We were sent to live with my dad, and though he tried his best to encourage me to stay on the right path, somehow I always ended up flirting with the wrong one. I hung out with a group of friends who would rob and throw rocks at moving cars for fun. They would boast about how many girls they dated, and often teased me because I wasn’t having sex. The music I listened to promoted a life of drugs, gangs, violence, dishonoring women and disrespecting authority. It’s influence began to show in the way I lived. I started to smoke, sell weed, disrespect my parents, and though I never had sex, I began pursuing ungodly relationships.

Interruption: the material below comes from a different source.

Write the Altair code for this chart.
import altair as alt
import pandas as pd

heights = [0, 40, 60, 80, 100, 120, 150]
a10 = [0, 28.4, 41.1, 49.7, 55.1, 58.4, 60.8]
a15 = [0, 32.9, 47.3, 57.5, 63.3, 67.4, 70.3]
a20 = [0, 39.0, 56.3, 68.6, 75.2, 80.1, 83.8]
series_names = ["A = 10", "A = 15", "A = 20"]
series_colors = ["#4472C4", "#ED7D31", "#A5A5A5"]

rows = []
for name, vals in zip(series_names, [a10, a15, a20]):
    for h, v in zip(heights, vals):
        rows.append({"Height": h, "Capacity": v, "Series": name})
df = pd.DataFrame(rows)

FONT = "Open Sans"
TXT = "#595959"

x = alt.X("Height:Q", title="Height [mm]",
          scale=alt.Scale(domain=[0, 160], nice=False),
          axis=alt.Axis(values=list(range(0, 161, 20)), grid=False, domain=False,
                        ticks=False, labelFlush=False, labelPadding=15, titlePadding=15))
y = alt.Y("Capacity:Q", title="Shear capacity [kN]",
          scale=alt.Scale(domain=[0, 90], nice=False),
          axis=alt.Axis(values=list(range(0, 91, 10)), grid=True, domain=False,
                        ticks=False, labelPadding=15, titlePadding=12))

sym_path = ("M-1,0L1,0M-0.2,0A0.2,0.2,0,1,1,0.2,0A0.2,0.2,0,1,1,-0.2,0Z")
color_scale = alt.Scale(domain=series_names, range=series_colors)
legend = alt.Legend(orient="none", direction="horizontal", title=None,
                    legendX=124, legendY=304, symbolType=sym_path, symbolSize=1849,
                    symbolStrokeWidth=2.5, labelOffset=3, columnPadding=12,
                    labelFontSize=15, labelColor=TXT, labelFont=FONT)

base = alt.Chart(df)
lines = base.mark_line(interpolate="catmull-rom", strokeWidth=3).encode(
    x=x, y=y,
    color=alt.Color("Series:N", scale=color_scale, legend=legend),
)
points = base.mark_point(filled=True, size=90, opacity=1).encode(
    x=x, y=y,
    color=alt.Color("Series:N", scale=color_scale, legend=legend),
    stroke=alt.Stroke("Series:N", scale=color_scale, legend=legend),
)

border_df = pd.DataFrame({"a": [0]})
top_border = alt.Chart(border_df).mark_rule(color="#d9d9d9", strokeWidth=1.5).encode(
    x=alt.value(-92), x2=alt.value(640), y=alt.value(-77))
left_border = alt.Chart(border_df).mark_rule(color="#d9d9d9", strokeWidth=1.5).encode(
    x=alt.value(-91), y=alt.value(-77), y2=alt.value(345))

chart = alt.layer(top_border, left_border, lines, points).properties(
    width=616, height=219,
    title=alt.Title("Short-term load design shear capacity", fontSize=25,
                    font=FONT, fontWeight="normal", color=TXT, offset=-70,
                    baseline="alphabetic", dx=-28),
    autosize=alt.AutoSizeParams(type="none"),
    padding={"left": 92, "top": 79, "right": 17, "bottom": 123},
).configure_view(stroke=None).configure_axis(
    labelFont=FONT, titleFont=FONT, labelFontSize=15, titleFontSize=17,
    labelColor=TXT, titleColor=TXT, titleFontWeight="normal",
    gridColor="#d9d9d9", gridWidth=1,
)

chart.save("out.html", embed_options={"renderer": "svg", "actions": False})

Interestingly, the friends that I hung out with would regularly attend church with their parents and would even invite me to Sunday services. Sometimes I would go with one of my best friends, whose mom really took a liking to me. She eventually became like a godmother to me and took me in every time I got kicked out from my dad and stepmom’s apartment. The church my godmother attended was predominantly black or African-American and would host bi-weekly food gatherings, which was one of the main reasons I would go. Well, and also, because I hoped to find a cute girl that I could date.
In my junior year, a classmate asked me what music I listened to. It sparked a conversation, and we started bonding over artists we liked. Occasionally, we would freestyle and rap together. I’d always had a passion to pursue music, but at the time, it was only because I wanted money, fame, and girls.
This classmate invited me to a youth group he was involved in called KIX. I was amazed at how many young people I saw enjoying singing, worshipping God, engaging in Bible study and having fun. I’d never seen anything like it, not at my mom’s church or my godmother’s church. When I went to KIX, it felt like I was hearing the Gospel for the first time. I started going to KIX every Friday, and not for free food or for girls but, because for the first time, I truly longed to know who this God I’d rejected for so long really was.
I began listening to Christian rap, and it started to change my perspective on the music I was listening to and trying to create. I started telling people I was a Christian, though my heart wasn’t surrendered to Christ. For so many years, I ran from God, questioning His existence. But one night after attending a Bible study at a friend’s house, I realized that God was real. I began to tear up recognizing the weight of my sin and also the love and grace that was waiting for me in Jesus. When I went home that night, I got on my knees and prayed to completely surrender my heart and life to God. I asked Him to save and change me. At 16, that’s exactly what HE did. He took my sin, shame, pain, anger, doubt, and 8 years later, I still rejoice in what Jesus has done for me.
Jesus has completely transformed my life. He blessed me with a living relationship with Him and grew me in ways I never thought possible. I have been married to my beautiful wife for 3 years, and we parent two adorable babies (a 2 year-old girl and 7 month-old boy). I create music to uplift the name of Jesus and encourage others to know who He is. I’m part of an amazing family at The Movement Church where I serve with the student ministry. I’m honored that I get to be a light and come alongside these students and their families to share the hope of the Gospel through my testimony.